Back to Syria. Idelb governorate continues to be the largest problem left in the receding war on Syria. It is ruled by the al-Qaeda aligned Hayat Tahrir al-Sham (HTS).
The Syrian military is waiting for orders to attack the enclave and is using artillery to 'soften up' the al-Qaeda positions near its lines. A new Bloomberg piece notes the contradiction in the argument of those who want the U.S. to stay in Syria because of ISIS. They never say a word about the much larger al-Qaeda force:
Islamic extremism in that war-torn country, runs their argument, is nowhere near as extinct as the President claims.
There’s plenty of evidence that the critics are right about that. But it doesn’t necessarily translate into a case for staying in Syria.

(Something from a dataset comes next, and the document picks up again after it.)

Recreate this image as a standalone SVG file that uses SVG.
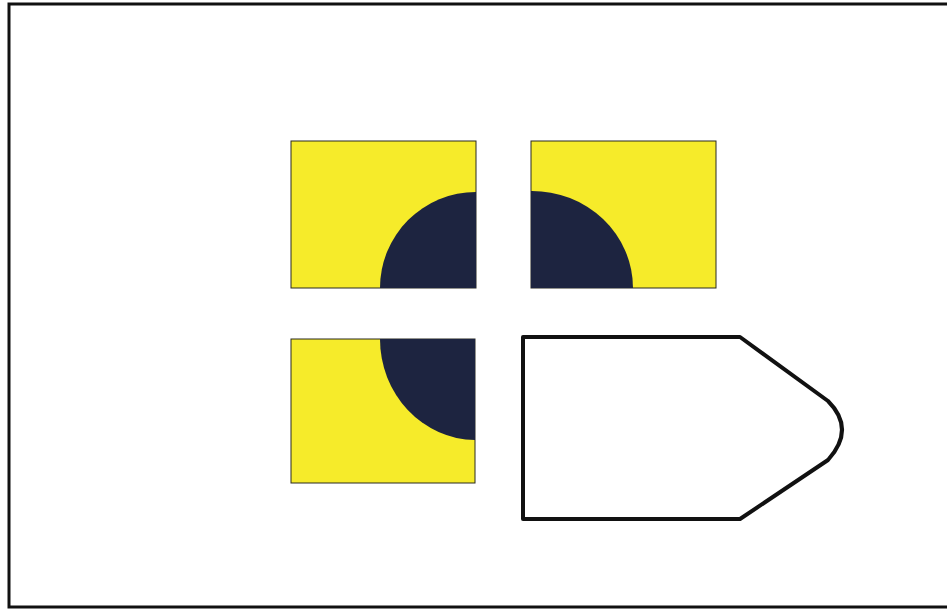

Because US troops aren’t even marginally involved in the fight against the biggest remaining jihadi force there — which is al-Qaeda, not ISIS...
After eight years of civil war, the biggest chunk of jihadi-held territory in Syria now belongs to al-Qaeda, America’s original enemy in the global war on terror. Almost two decades after the September 11 attacks, the group’s Syrian affiliate has been on the march, seizing Idlib province in a dramatic advance last month. Its military strength is estimated to be in the tens of thousands, perhaps the largest concentration of armed jihadists ever assembled in one place.
But the US military isn’t fighting it — and isn't likely to, even if Trump were to abandon his plan to withdraw.
It will be Syrian, Russian and maybe some Iran supported forces that will have to clean up the mess the U.S. created by arming al-Qaeda. But they can only do so when their backs are not threatened by some new nefarious U.S. scheme. That the U.S. continues to supply dubious forces in the northeast, including with anti-tank weapons, increases the concern that Trump's repeated announcements of a retreat are not the last words spoken on that issue.